Third, we must prepare for a wide range of developments that could take place in the East, especially within Russia. We now have developed a methodology that we believe can do as well as is humanly possible to account for possible futures within Russia, in terms of the possible risks they present to European security. We wish that country well, but we are also prepared to do what we have to toward the common security of all.

Fourth, we have to recognize and we have to ensure that, in modernizing the structures of NATO, we do not lose our capacity to undertake our core requirements. This includes continuing centrality for the NATO integrated military structure, both for Article V and for non-Article V activities. We cannot have two NATOs; we can have only one, because neither would be effective.

Finally, of course, we need complementary efforts by other institutions; I have already mentioned WEU and the European Union. It will make little sense in the grand historic perspective if we do everything at NATO effectively, moving eastward in Europe, if that effort is not accompanied by steps by the European Union. Security in today's world is organic. NATO can take the lead, but it cannot do it alone.

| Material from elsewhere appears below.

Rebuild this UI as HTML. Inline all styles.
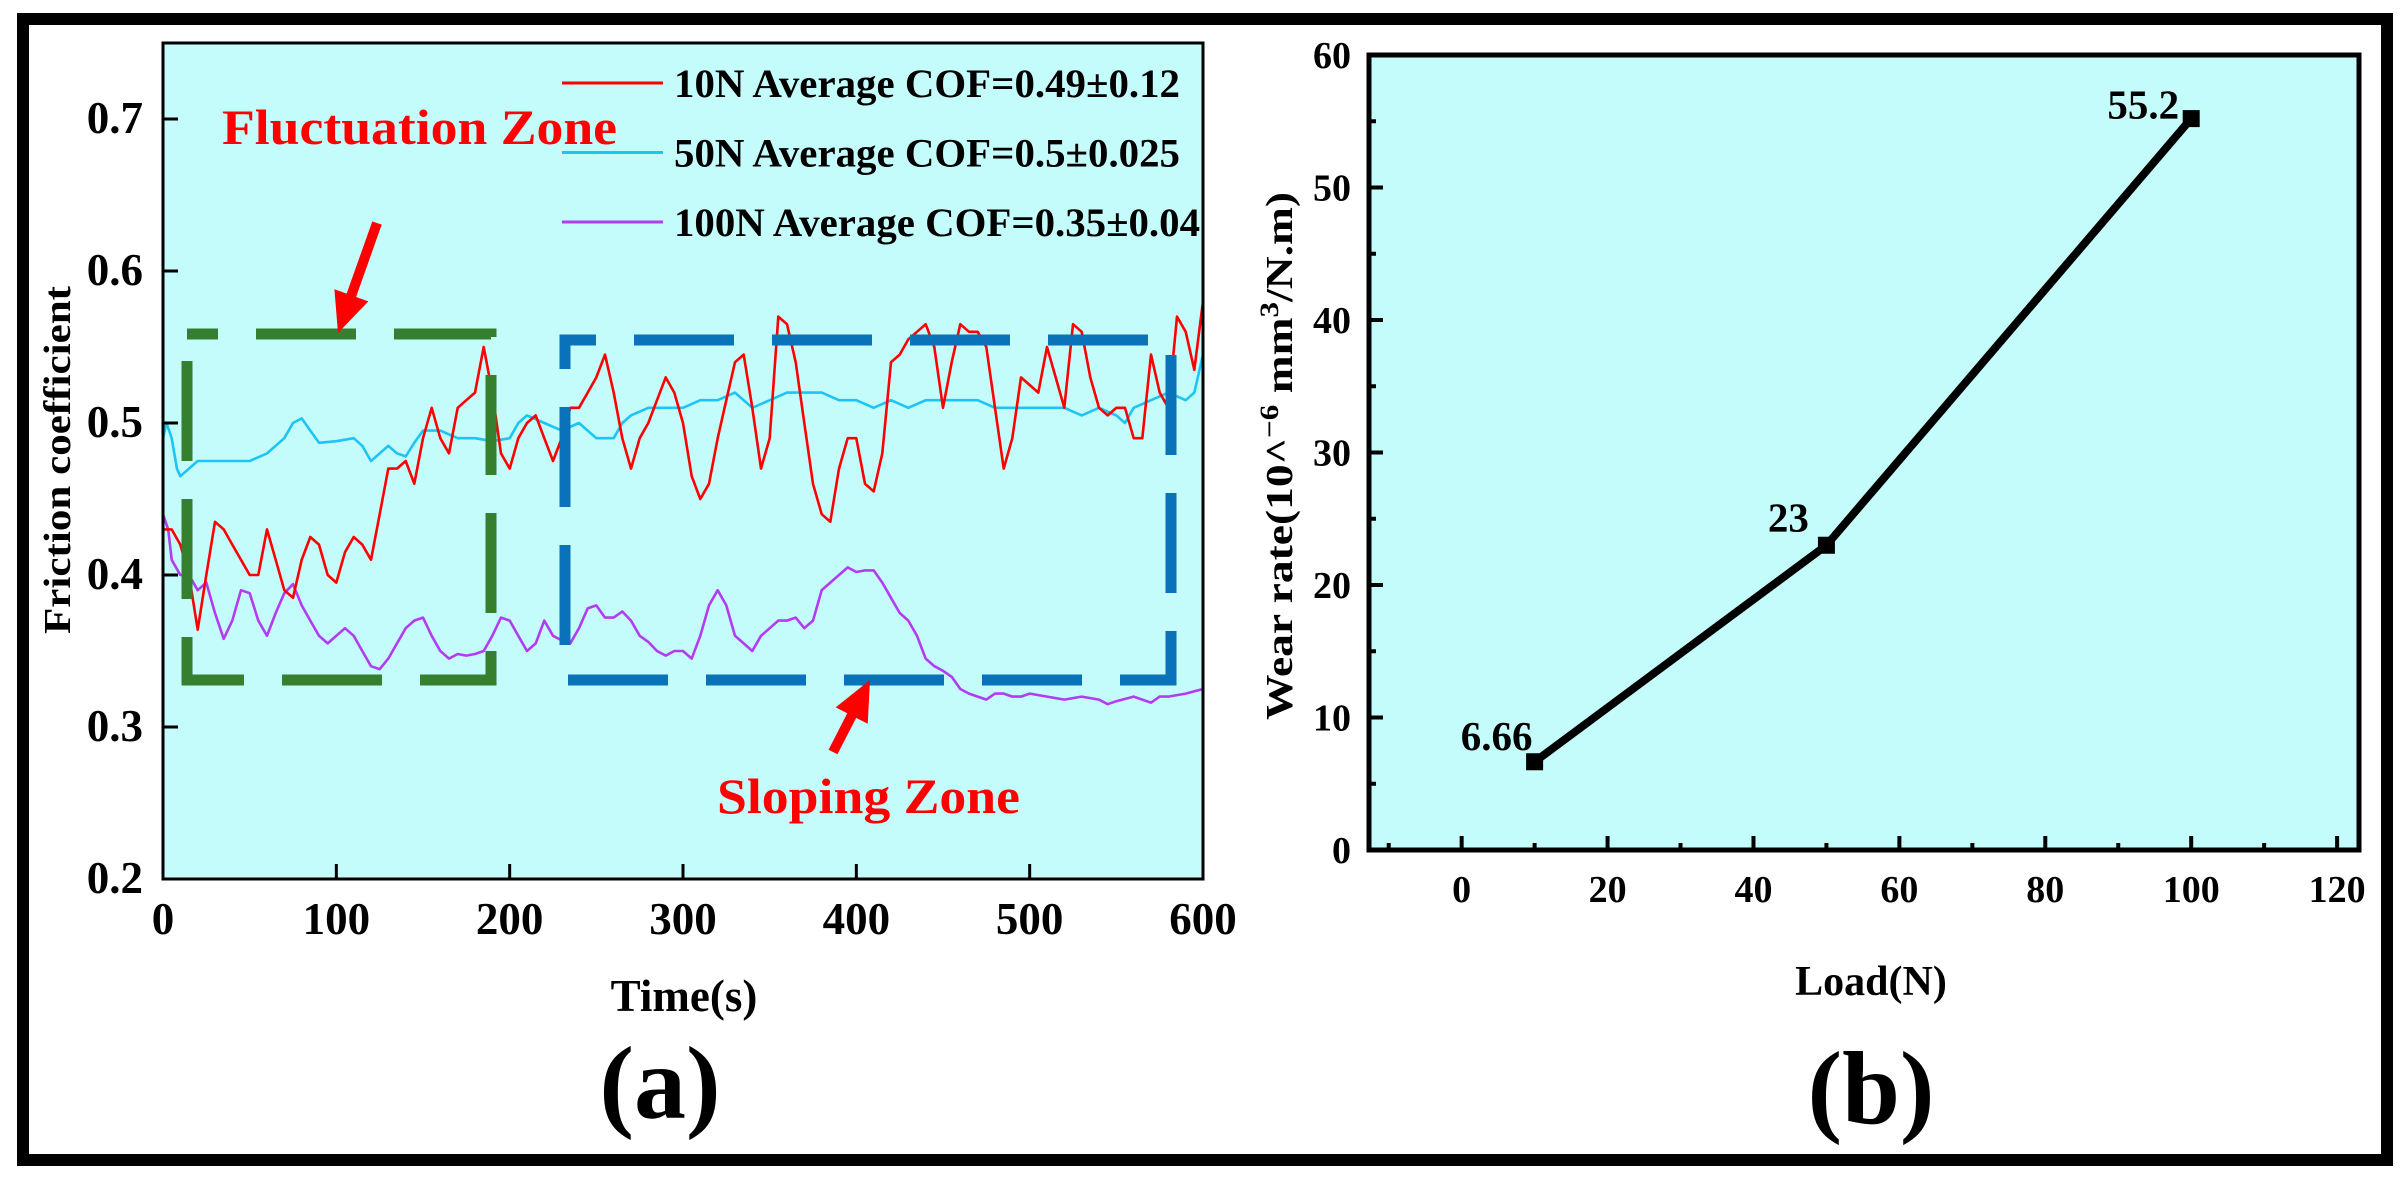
<!DOCTYPE html>
<html><head><meta charset="utf-8"><style>
html,body{margin:0;padding:0;background:#fff;}
svg{display:block;}
text{font-family:"Liberation Serif",serif;font-weight:bold;}
</style></head><body>
<svg id="fig" width="2408" height="1184" viewBox="0 0 2408 1184" xmlns="http://www.w3.org/2000/svg">
<rect x="23" y="19" width="2364" height="1141" fill="#fff" stroke="#000" stroke-width="12"/>
<g id="chartA"></g>
<g id="chartB"></g>
</svg>
<script>
// ---------- Chart (a) data ----------
const redTimes = [0,5,10,15,20,25,30,35,40,45,50,55,60,65,70,75,80,85,90,95,100,105,110,115,120,125,130,135,140,145,150,155,160,165,170,175,180,185,190,195,200,205,210,215,220,225,230,235,240,245,250,255,260,265,270,275,280,285,290,295,300,305,310,315,320,325,330,335,340,345,350,355,360,365,370,375,380,385,390,395,400,405,410,415,420,425,430,435,440,445,450,455,460,465,470,475,480,485,490,495,500,505,510,515,520,525,530,535,540,545,550,555,560,565,570,575,580,585,590,595,600];
const redValues = [0.43,0.43,0.42,0.40,0.364,0.40,0.435,0.43,0.42,0.41,0.40,0.40,0.43,0.41,0.39,0.385,0.41,0.425,0.42,0.40,0.395,0.415,0.425,0.42,0.41,0.44,0.47,0.47,0.475,0.46,0.49,0.51,0.49,0.48,0.51,0.515,0.52,0.55,0.52,0.48,0.47,0.49,0.50,0.505,0.49,0.475,0.49,0.51,0.51,0.52,0.53,0.545,0.52,0.49,0.47,0.49,0.50,0.515,0.53,0.52,0.50,0.465,0.45,0.46,0.49,0.515,0.54,0.545,0.51,0.47,0.49,0.57,0.565,0.54,0.50,0.46,0.44,0.435,0.47,0.49,0.49,0.46,0.455,0.48,0.54,0.545,0.555,0.56,0.565,0.55,0.51,0.54,0.565,0.56,0.56,0.55,0.51,0.47,0.49,0.53,0.525,0.52,0.55,0.53,0.51,0.565,0.56,0.53,0.51,0.505,0.51,0.51,0.49,0.49,0.545,0.52,0.51,0.57,0.56,0.535,0.58];
const blueTimes = [0,2,5,8,10,15,20,30,40,50,60,70,75,80,85,90,100,110,115,120,125,130,135,140,145,150,160,170,180,190,200,205,210,220,230,240,250,260,265,270,280,290,300,310,320,330,340,350,360,370,380,390,400,410,420,430,440,450,460,470,480,490,500,510,520,530,540,550,555,560,570,580,590,595,600];
const blueValues = [0.49,0.50,0.49,0.47,0.465,0.47,0.475,0.475,0.475,0.475,0.48,0.49,0.50,0.503,0.495,0.487,0.488,0.49,0.485,0.475,0.48,0.485,0.48,0.478,0.487,0.495,0.495,0.49,0.49,0.488,0.49,0.50,0.505,0.50,0.495,0.50,0.49,0.49,0.50,0.505,0.51,0.51,0.51,0.515,0.515,0.52,0.51,0.515,0.52,0.52,0.52,0.515,0.515,0.51,0.515,0.51,0.515,0.515,0.515,0.515,0.51,0.51,0.51,0.51,0.51,0.505,0.51,0.505,0.50,0.51,0.515,0.52,0.515,0.52,0.545];
const purpleTimes = [0,3,5,10,15,20,25,30,35,40,45,50,55,60,65,70,75,80,85,90,95,100,105,110,115,120,125,130,135,140,145,150,155,160,165,170,175,180,185,190,195,200,205,210,215,220,225,230,235,240,245,250,255,260,265,270,275,280,285,290,295,300,305,310,315,320,325,330,335,340,345,350,355,360,365,370,375,380,385,390,395,400,405,410,415,420,425,430,435,440,445,450,455,460,465,470,475,480,485,490,495,500,510,520,530,540,545,550,560,570,575,580,590,600];
const purpleValues = [0.44,0.43,0.41,0.40,0.40,0.39,0.395,0.375,0.358,0.37,0.39,0.388,0.37,0.36,0.375,0.388,0.394,0.38,0.37,0.36,0.355,0.36,0.365,0.36,0.35,0.34,0.338,0.345,0.355,0.365,0.37,0.372,0.36,0.35,0.345,0.348,0.347,0.348,0.35,0.36,0.372,0.37,0.36,0.35,0.355,0.37,0.36,0.357,0.355,0.365,0.378,0.38,0.372,0.372,0.376,0.37,0.36,0.356,0.35,0.347,0.35,0.35,0.345,0.36,0.38,0.39,0.38,0.36,0.355,0.35,0.36,0.365,0.37,0.37,0.372,0.365,0.37,0.39,0.395,0.40,0.405,0.402,0.403,0.403,0.395,0.385,0.375,0.37,0.36,0.345,0.34,0.337,0.333,0.325,0.322,0.32,0.318,0.322,0.322,0.32,0.32,0.322,0.32,0.318,0.32,0.318,0.315,0.317,0.32,0.316,0.32,0.32,0.322,0.325];
const xTicksA = [0,100,200,300,400,500,600];
const yTicksA = [0.2,0.3,0.4,0.5,0.6,0.7];
const legendLabels = ["10N Average COF=0.49±0.12","50N Average COF=0.5±0.025","100N Average COF=0.35±0.04"];
// ---------- Chart (b) data ----------
const loads = [10,50,100];
const wearRates = [6.66,23,55.2];
const wearLabels = ["6.66","23","55.2"];
const xTicksB = [0,20,40,60,80,100,120];
const yTicksB = [0,10,20,30,40,50,60];

const NS="http://www.w3.org/2000/svg";
function mk(tag, parent, attrs){const e=document.createElementNS(NS,tag);for(const k in attrs)e.setAttribute(k,attrs[k]);parent.appendChild(e);return e;}

// ===== Chart A =====
const A=document.getElementById('chartA');
const aL=163,aR=1203,aT=43,aB=879;
const ax=t=>aL+(t-0)/(600-0)*(aR-aL);
const ay=v=>aB-(v-0.2)/(0.75-0.2)*(aB-aT);
let r=mk('rect',A,{x:aL,y:aT,width:aR-aL,height:aB-aT,fill:'#c4fcfc'});



function series(times,vals,color,name){
  let d='';times.forEach((t,i)=>{d+=(i?'L':'M')+ax(t).toFixed(1)+','+ay(vals[i]).toFixed(1);});
  const p=mk('path',A,{d:d,fill:'none',stroke:color,'stroke-width':2.6,'stroke-linejoin':'round'});
  
  
}
series(purpleTimes,purpleValues,'#b23cf0','series-100n');
series(blueTimes,blueValues,'#1ec4f4','series-50n');
series(redTimes,redValues,'#ff0000','series-10n');

// dashed zone boxes
function box(x1,y1,x2,y2,color,off,name){
  const p=mk('path',A,{d:`M${x1},${y1}H${x2}V${y2}H${x1}Z`,fill:'none',stroke:color,'stroke-width':11,'stroke-dasharray':'100 38','stroke-dashoffset':off});
  
  
}
box(187,334,491,680,'#34802f',69,'fluctuation-zone-box');
box(565,340,1171,680,'#0a72b8',69,'sloping-zone-box');

// arrows
function arrow(x1,y1,x2,y2,name){
  const g=mk('g',A,{});
  
  
  const dx=x2-x1,dy=y2-y1,L=Math.hypot(dx,dy),ux=dx/L,uy=dy/L,nx=-uy,ny=ux;
  const hl=40,hw=18,sw=5;
  const bx=x2-ux*hl,by=y2-uy*hl;
  mk('polygon',g,{points:[[x1+nx*sw,y1+ny*sw],[bx+nx*sw,by+ny*sw],[bx+nx*hw,by+ny*hw],[x2,y2],[bx-nx*hw,by-ny*hw],[bx-nx*sw,by-ny*sw],[x1-nx*sw,y1-ny*sw]].map(p=>p.join(',')).join(' '),fill:'#ff0000'});
}
arrow(377,223,338,333,'fluctuation-arrow');
arrow(833,752,870,680,'sloping-arrow');

let t=mk('text',A,{x:222,y:144,'font-size':50,fill:'#ff0000',textLength:395,lengthAdjust:'spacingAndGlyphs'});t.textContent='Fluctuation Zone';


t=mk('text',A,{x:717,y:813,'font-size':50,fill:'#ff0000',textLength:303,lengthAdjust:'spacingAndGlyphs'});t.textContent='Sloping Zone';



// legend
const legColors=['#ff0000','#1ec4f4','#b23cf0'];
const legW=[506,506,526];
legendLabels.forEach((lab,i)=>{
  const y=83+i*69.5;
  const g=mk('g',A,{});
  
  
  mk('line',g,{x1:562,y1:y,x2:663,y2:y,stroke:legColors[i],'stroke-width':3});
  const tx=mk('text',g,{x:674,y:y+14,'font-size':40,fill:'#000',textLength:legW[i],lengthAdjust:'spacingAndGlyphs'});tx.textContent=lab;
});

// frame and ticks
r=mk('rect',A,{x:aL,y:aT,width:aR-aL,height:aB-aT,fill:'none',stroke:'#000','stroke-width':3});


xTicksA.forEach(v=>{
  mk('line',A,{x1:ax(v),y1:aB,x2:ax(v),y2:aB-15,stroke:'#000','stroke-width':3});
  const tt=mk('text',A,{x:ax(v),y:934,'font-size':45,'text-anchor':'middle'});tt.textContent=v;
  
  
});
yTicksA.forEach(v=>{
  mk('line',A,{x1:aL,y1:ay(v),x2:aL+15,y2:ay(v),stroke:'#000','stroke-width':3});
  const tt=mk('text',A,{x:143,y:ay(v)+14,'font-size':45,'text-anchor':'end'});tt.textContent=v.toFixed(1);
  
  
});
t=mk('text',A,{x:0,y:0,'font-size':38,'text-anchor':'middle',transform:'translate(70,460) rotate(-90)',textLength:348,lengthAdjust:'spacingAndGlyphs'});t.textContent='Friction coefficient';


t=mk('text',A,{x:684,y:1011,'font-size':45,'text-anchor':'middle'});t.textContent='Time(s)';


t=mk('text',A,{x:660,y:1118,'font-size':104,'text-anchor':'middle'});t.textContent='(a)';



// ===== Chart B =====
const B=document.getElementById('chartB');
const bL=1369,bR=2359,bT=55,bB=850;
const xMinB=-12.7,xMaxB=123;
const bx=v=>bL+(v-xMinB)/(xMaxB-xMinB)*(bR-bL);
const by=v=>bB-(v-0)/(60-0)*(bB-bT);
r=mk('rect',B,{x:bL,y:bT,width:bR-bL,height:bB-bT,fill:'#c4fcfc',stroke:'#000','stroke-width':5});


for(let v=-10;v<=120;v+=10){
  const major=xTicksB.includes(v);
  mk('line',B,{x1:bx(v),y1:bB,x2:bx(v),y2:bB-(major?14:7),stroke:'#000','stroke-width':4});
}
xTicksB.forEach(v=>{
  const tt=mk('text',B,{x:bx(v),y:902,'font-size':38,'text-anchor':'middle'});tt.textContent=v;
  
  
});
for(let v=5;v<60;v+=5){
  const major=yTicksB.includes(v);
  mk('line',B,{x1:bL,y1:by(v),x2:bL+(major?14:7),y2:by(v),stroke:'#000','stroke-width':4});
}
yTicksB.forEach(v=>{
  const tt=mk('text',B,{x:1351,y:by(v)+13,'font-size':38,'text-anchor':'end'});tt.textContent=v;
  
  
});
let d='';loads.forEach((l,i)=>{d+=(i?'L':'M')+bx(l).toFixed(1)+','+by(wearRates[i]).toFixed(1);});
let p=mk('path',B,{d:d,fill:'none',stroke:'#000','stroke-width':8,'stroke-linejoin':'round'});


const labOff=[[-38,-12],[-38,-14],[-48,0]];
loads.forEach((l,i)=>{
  const m=mk('rect',B,{x:bx(l)-8.5,y:by(wearRates[i])-8.5,width:17,height:17,fill:'#000'});
  
  
  const tt=mk('text',B,{x:bx(l)+labOff[i][0],y:by(wearRates[i])+labOff[i][1],'font-size':41,'text-anchor':'middle'});tt.textContent=wearLabels[i];
  
  
});
t=mk('text',B,{x:0,y:0,'font-size':38,'text-anchor':'middle',transform:'translate(1292,456) rotate(-90)',textLength:528,lengthAdjust:'spacingAndGlyphs'});
t.innerHTML='Wear rate(10^<tspan dy="-14" font-size="26">−6</tspan><tspan dy="14"> mm</tspan><tspan dy="-14" font-size="26">3</tspan><tspan dy="14">/N.m)</tspan>';


t=mk('text',B,{x:1871,y:995,'font-size':42,'text-anchor':'middle'});t.textContent='Load(N)';


t=mk('text',B,{x:1871,y:1123,'font-size':104,'text-anchor':'middle'});t.textContent='(b)';


</script>
</body></html>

NATO'S INVOLVEMENT IN PEACEKEEPING AND PEACEMAKING

What are we, as 16 nations (and at some point more nations than that), prepared to do in areas and situations that do not fall along history's great fault line in Central Europe? This is the most difficult question for us conceptually at NATO and inevitably brings us back to Bosnia. Clearly, we have learned a lot from this experience. What we have learned has helped us create Combined Joint Task Forces. We have also learned a lot about political-military control for non-Article V situations. And yes, we have learned a lot about dealing with the U.N. in a more effective relationship. But let me be clear: It is not certain that the NATO institution can adapt--or should adapt--to play a critical role in what is now known as peacekeeping or peace making. I think we have to have some very clear standards for judgment. It is not how we deal with non-Article V situations with future Bosnias. It is not, in fact, about how we change our structures; it is about how we at NATO make our decisions:

This is a difficult set of criteria. And it leads us to be quite prudent and quite conservative in taking on new tasks. Yes, at NATO we no longer talk about out of area circumstances. We are out of area. We are, as I have said, already deeply engaged in Central Europe. But there are going to be limits imposed, not in advance but with experience. It is important for us to recognize and to account for those limits. It is important for us to work out new relationships with OSCE,and to understand what the WEU can indeed do on behalf of all the Allies. And we also have to understand that we are entering into an era in which, in some circumstances, we are going to operate with coalitions of the willing.

CONCLUSION

We cannot find final answers to all of these questions now, but, while what I have just outlined is conceptually the most important task we still face and conceptually the most difficult, it is not politically the most important challenge facing NATO. This is not an Alliance searching for a new mission; it is therefore not necessarily ready to take on new missions like peacekeeping for want of other reasons for being. The four key commitments that I have outlined, along with the threat of weapons of mass destruction, provide a clear and compelling rationale for NATO far beyond the year 2000. This is, clearly, truly a Cartesian argument. Indeed, if there were not a NATO, we would now be in the process of inventing it. In fact, I think for the year 2000 and beyond, we should be quite thankful that the previous generations that designed and tested the NATO Alliance created an institution that has proved, in an amazing fashion, to be readily adaptable to the reality of the demands of the future.